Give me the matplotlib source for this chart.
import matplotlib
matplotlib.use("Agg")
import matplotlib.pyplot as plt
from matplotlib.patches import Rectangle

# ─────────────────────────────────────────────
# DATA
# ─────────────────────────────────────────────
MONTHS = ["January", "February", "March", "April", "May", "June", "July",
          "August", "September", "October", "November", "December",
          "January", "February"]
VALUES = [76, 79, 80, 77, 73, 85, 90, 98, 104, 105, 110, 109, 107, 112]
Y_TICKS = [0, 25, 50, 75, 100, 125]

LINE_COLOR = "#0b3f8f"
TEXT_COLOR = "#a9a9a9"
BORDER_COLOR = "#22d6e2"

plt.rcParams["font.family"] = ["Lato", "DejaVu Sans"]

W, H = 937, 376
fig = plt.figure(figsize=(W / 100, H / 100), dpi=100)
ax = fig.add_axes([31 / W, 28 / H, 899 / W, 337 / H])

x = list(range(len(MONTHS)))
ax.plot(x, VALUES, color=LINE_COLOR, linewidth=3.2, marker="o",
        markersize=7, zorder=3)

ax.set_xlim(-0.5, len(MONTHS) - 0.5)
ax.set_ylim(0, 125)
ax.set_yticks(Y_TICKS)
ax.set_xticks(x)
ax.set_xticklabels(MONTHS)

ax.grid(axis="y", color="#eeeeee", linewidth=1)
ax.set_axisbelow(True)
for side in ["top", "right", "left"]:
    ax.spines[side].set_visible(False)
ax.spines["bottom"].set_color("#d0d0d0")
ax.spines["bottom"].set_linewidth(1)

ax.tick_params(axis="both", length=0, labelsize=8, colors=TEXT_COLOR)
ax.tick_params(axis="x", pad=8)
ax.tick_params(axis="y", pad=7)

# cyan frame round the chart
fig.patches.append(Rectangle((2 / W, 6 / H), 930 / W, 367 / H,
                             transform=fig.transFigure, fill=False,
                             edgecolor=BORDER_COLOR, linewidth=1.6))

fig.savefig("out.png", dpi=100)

-------------------------

> [Your goal]: Repeat the data above exactly.

> [Solution to this task]:
Give me the matplotlib source for this chart.
import matplotlib
matplotlib.use("Agg")
import matplotlib.pyplot as plt
from matplotlib.patches import Rectangle

# ─────────────────────────────────────────────
# DATA
# ─────────────────────────────────────────────
MONTHS = ["January", "February", "March", "April", "May", "June", "July",
          "August", "September", "October", "November", "December",
          "January", "February"]
VALUES = [76, 79, 80, 77, 73, 85, 90, 98, 104, 105, 110, 109, 107, 112]
Y_TICKS = [0, 25, 50, 75, 100, 125]

LINE_COLOR = "#0b3f8f"
TEXT_COLOR = "#a9a9a9"
BORDER_COLOR = "#22d6e2"

plt.rcParams["font.family"] = ["Lato", "DejaVu Sans"]

W, H = 937, 376
fig = plt.figure(figsize=(W / 100, H / 100), dpi=100)
ax = fig.add_axes([31 / W, 28 / H, 899 / W, 337 / H])

x = list(range(len(MONTHS)))
ax.plot(x, VALUES, color=LINE_COLOR, linewidth=3.2, marker="o",
        markersize=7, zorder=3)

ax.set_xlim(-0.5, len(MONTHS) - 0.5)
ax.set_ylim(0, 125)
ax.set_yticks(Y_TICKS)
ax.set_xticks(x)
ax.set_xticklabels(MONTHS)

ax.grid(axis="y", color="#eeeeee", linewidth=1)
ax.set_axisbelow(True)
for side in ["top", "right", "left"]:
    ax.spines[side].set_visible(False)
ax.spines["bottom"].set_color("#d0d0d0")
ax.spines["bottom"].set_linewidth(1)

ax.tick_params(axis="both", length=0, labelsize=8, colors=TEXT_COLOR)
ax.tick_params(axis="x", pad=8)
ax.tick_params(axis="y", pad=7)

# cyan frame round the chart
fig.patches.append(Rectangle((2 / W, 6 / H), 930 / W, 367 / H,
                             transform=fig.transFigure, fill=False,
                             edgecolor=BORDER_COLOR, linewidth=1.6))

fig.savefig("out.png", dpi=100)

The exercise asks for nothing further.